Slow recovery from jet-lag is the way to go. Another recommendation? Take plenty of cold showers, whether out of choice or not.


India in 3 days. Seriously.

It's all in the title, folks. I'm departing from this country to another one half the world away. That's pretty far. Besides being excited to explore a foreign country on my own for the first time in my life, and realizing that my prospects for riding a camel through the desert are looking good, I'm going to be interning at the India Times.
This is big news for me. It means a foot in the door in my desired field; the fact that said door is in an ever-growing country where English writers are now increasingly in demand is an added bonus. The latest e-mail from the correspondent at my program ended with: "I hope you're excited!" Well, I'm not excited- I'm friggin' ecstatic!
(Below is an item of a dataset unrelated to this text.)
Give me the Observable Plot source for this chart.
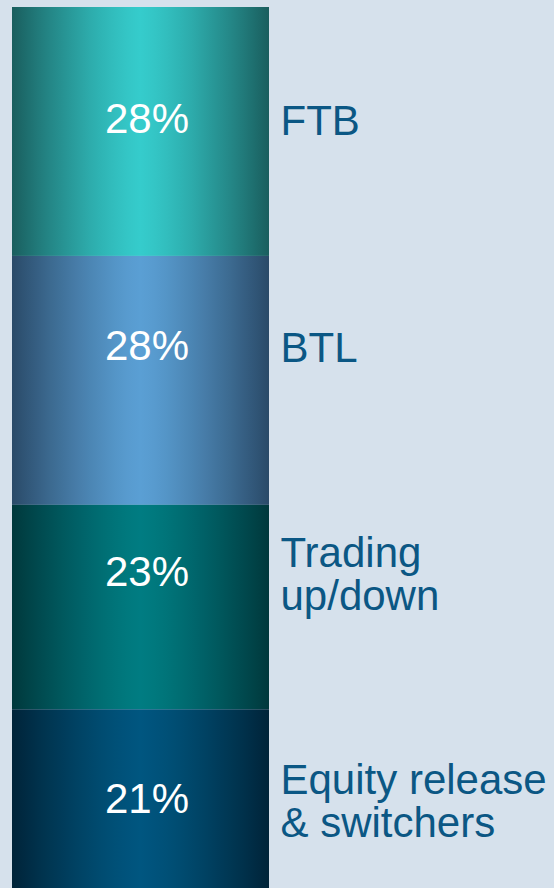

The plan seems good on paper: flight to Chennai, with a stop-off in Frankfurt, Germany. I'll be picked up at the airport by a guy holding a sign with my name on it (just like in the movies) and then taken to the YMCA guest house for two days to recover from jet-lag, let my body and mind block out a horrific plane ride, and explore my new 'hood. Oh, and shopping is definitely on the list.
The latest isn't so I can buy various trinkets to hastily send back to awaiting family members and friends. Truthfully, I'm only packing two changes of clothes and enough underwear for two weeks. A back-pack that allows for 30 pounds max doesn't leave much room for clothing, if you take all of its other contents into consideration.
Above all, I am trying not to have any expectations. I don't want to imagine pristine conditions, because that simply isn't realistic. I also don't want to envision the worst-case-scenario, although I am prepared for it. I'm coming into India open-minded, and I hope to leave in the same way.